The other militia leader went on the run, hunted by the Iraqi army. The valor he showed in fighting on the same side as the Americans counted for nothing with timorous U.S. officials. Many of his relatives were killed either by al-Qaeda or by Iraqi security forces. Eventually, he was captured and imprisoned by the Baghdad government. Today I don’t know whether he is alive or dead.

All of this was avoidable. The United States could have put its considerable heft behind a unifying politician not beholden to Iran or Syria. One possibility was former prime minister Ayad Allawi, a secular Shiite whose bloc got the most votes in the 2010 election. Allawi has his faults, and sectarian Shiites believe he’s too close to the Sunni, but I can report with confidence that Iraqis don’t yearn for democracy as we understand it. Rather, they yearn for a strongman who will treat them with a modicum of fairness and protect them from violence. Maliki has been an abject failure on both counts.

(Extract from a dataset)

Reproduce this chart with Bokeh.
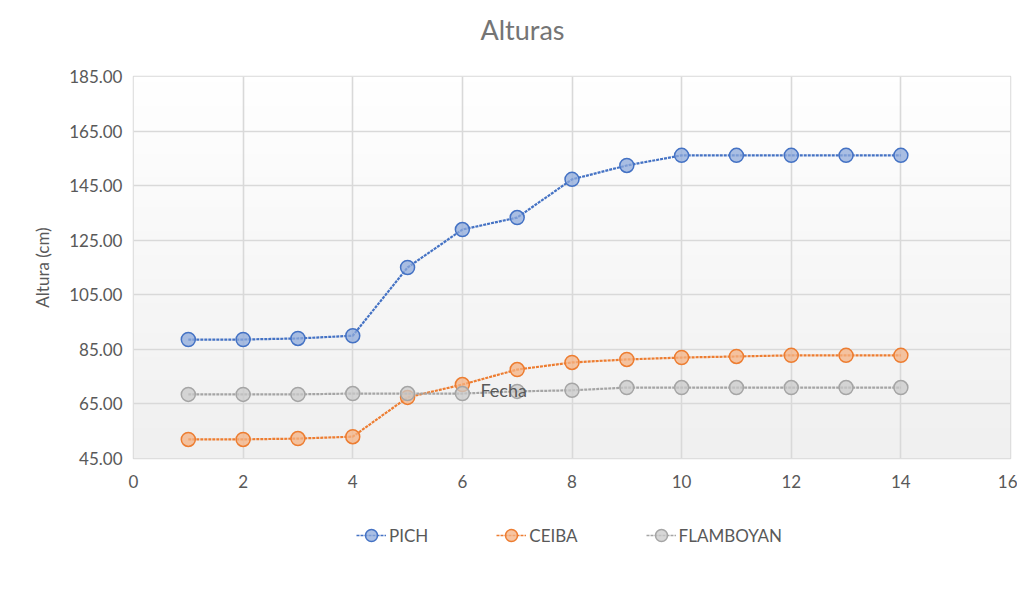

With sufficient persistence and finesse, the United States could have promoted the fortunes of Mithal al-Alusi, a pro-Western secular Sunni who was reelected to Parliament on April 30. My interviews, although anecdotal and empirical, told me that educated Baghdad Shiites held him in high regard. Alusi lacks the political clout to become prime minister, but he easily could head an important ministry.

I disagree with those who say that the continued existence of independent militias never was in the cards and was an intolerable affront to the Baghdad government. A world power must show, again and again, that it merits the loyalty of its native auxiliaries. States that fail to do this don’t deserve to be world powers and probably won’t remain so for long.

— Louis Marano, a Vietnam veteran, is an anthropologist and former journalist. In 2007-2009, he served two tours as a civilian contractor for the U.S. Army in Iraq.